GOAL: From the listing below, pull out the lines that hold "this".

RECORDS SHOWN:
::::
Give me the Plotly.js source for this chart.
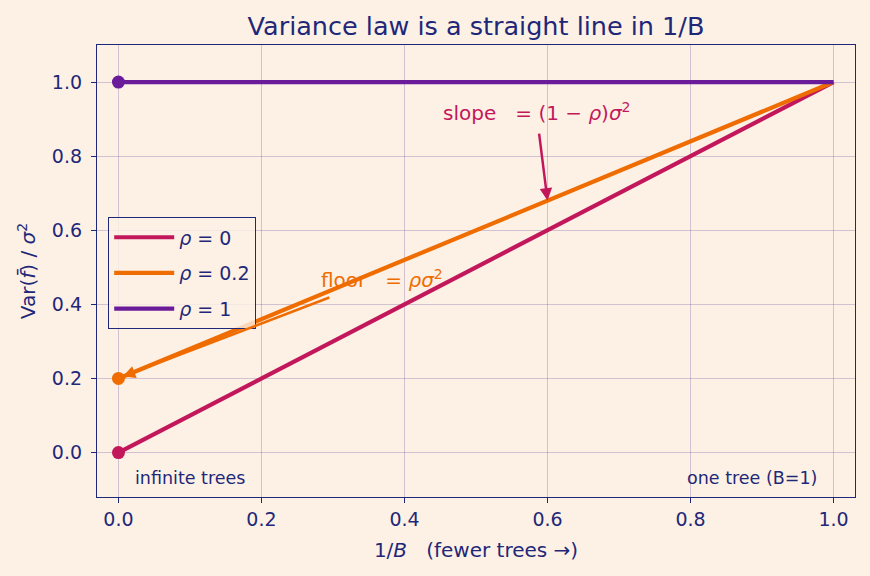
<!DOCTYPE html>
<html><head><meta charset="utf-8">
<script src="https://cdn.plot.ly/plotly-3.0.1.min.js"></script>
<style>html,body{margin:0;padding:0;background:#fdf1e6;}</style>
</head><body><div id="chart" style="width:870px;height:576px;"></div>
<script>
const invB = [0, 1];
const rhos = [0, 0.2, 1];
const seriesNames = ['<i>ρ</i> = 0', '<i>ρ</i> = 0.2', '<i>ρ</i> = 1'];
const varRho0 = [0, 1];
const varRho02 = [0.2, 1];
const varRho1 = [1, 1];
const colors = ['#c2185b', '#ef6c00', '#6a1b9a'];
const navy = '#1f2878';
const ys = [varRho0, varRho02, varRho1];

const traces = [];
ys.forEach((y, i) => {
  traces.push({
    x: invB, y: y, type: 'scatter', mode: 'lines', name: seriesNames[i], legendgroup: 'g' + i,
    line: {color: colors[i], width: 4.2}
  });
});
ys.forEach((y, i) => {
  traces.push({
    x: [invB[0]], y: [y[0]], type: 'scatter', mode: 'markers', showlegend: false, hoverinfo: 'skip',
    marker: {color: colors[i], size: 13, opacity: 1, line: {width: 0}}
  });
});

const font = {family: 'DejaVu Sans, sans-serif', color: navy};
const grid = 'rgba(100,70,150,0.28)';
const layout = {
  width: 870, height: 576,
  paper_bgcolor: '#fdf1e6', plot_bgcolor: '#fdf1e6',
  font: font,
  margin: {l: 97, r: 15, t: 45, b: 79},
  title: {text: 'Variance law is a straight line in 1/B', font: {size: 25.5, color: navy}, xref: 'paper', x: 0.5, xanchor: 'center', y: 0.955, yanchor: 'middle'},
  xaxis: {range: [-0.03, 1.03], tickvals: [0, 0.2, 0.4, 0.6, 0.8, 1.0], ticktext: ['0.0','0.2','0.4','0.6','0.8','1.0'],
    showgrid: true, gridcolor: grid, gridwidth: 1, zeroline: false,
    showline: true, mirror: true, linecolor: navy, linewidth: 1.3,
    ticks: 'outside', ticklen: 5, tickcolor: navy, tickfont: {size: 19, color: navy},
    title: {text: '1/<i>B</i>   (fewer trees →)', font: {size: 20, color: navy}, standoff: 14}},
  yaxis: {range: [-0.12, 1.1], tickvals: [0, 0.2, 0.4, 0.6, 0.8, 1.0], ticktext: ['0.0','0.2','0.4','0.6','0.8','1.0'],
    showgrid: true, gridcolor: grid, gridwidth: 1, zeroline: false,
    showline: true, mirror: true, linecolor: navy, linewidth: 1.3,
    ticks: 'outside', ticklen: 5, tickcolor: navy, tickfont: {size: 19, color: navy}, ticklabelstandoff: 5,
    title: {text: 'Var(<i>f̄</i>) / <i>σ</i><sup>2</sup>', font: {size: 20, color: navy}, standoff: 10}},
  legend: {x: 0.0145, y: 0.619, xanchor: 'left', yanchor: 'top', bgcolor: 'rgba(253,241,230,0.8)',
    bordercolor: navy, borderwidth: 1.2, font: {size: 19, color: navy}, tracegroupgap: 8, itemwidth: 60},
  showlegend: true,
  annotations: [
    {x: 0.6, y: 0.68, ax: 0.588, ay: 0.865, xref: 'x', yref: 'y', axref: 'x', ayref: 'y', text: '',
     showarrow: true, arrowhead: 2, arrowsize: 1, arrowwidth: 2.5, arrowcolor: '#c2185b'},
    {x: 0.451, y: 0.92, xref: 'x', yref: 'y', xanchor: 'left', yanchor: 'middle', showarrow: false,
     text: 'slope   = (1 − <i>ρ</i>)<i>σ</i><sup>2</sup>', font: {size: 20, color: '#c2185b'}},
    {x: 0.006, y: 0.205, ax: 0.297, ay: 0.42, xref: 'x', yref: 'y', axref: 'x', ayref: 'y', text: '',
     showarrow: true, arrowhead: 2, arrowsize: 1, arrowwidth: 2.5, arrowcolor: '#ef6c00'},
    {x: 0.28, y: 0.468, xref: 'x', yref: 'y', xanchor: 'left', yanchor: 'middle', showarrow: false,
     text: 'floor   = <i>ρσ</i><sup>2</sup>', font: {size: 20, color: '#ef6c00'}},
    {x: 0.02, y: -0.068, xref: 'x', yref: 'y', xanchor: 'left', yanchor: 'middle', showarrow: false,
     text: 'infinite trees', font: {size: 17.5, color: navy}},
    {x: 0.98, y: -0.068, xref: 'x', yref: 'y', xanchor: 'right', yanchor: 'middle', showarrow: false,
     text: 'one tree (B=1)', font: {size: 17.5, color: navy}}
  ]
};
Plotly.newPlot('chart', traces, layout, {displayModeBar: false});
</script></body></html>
::::
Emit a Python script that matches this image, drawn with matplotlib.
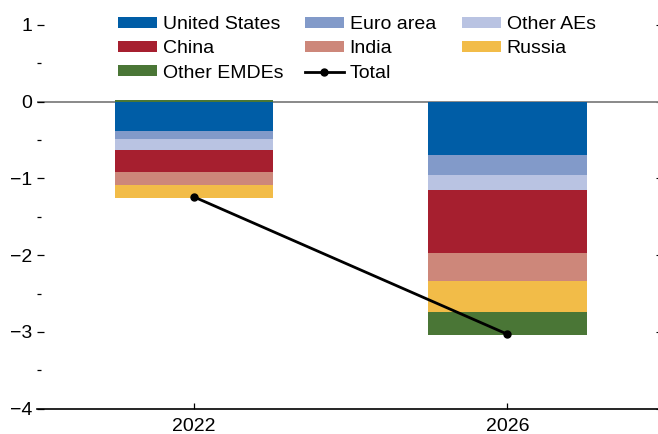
::::
REPLY:
Give me the Plotly.js source for this chart.
Emit a Python script that matches this image, drawn with matplotlib.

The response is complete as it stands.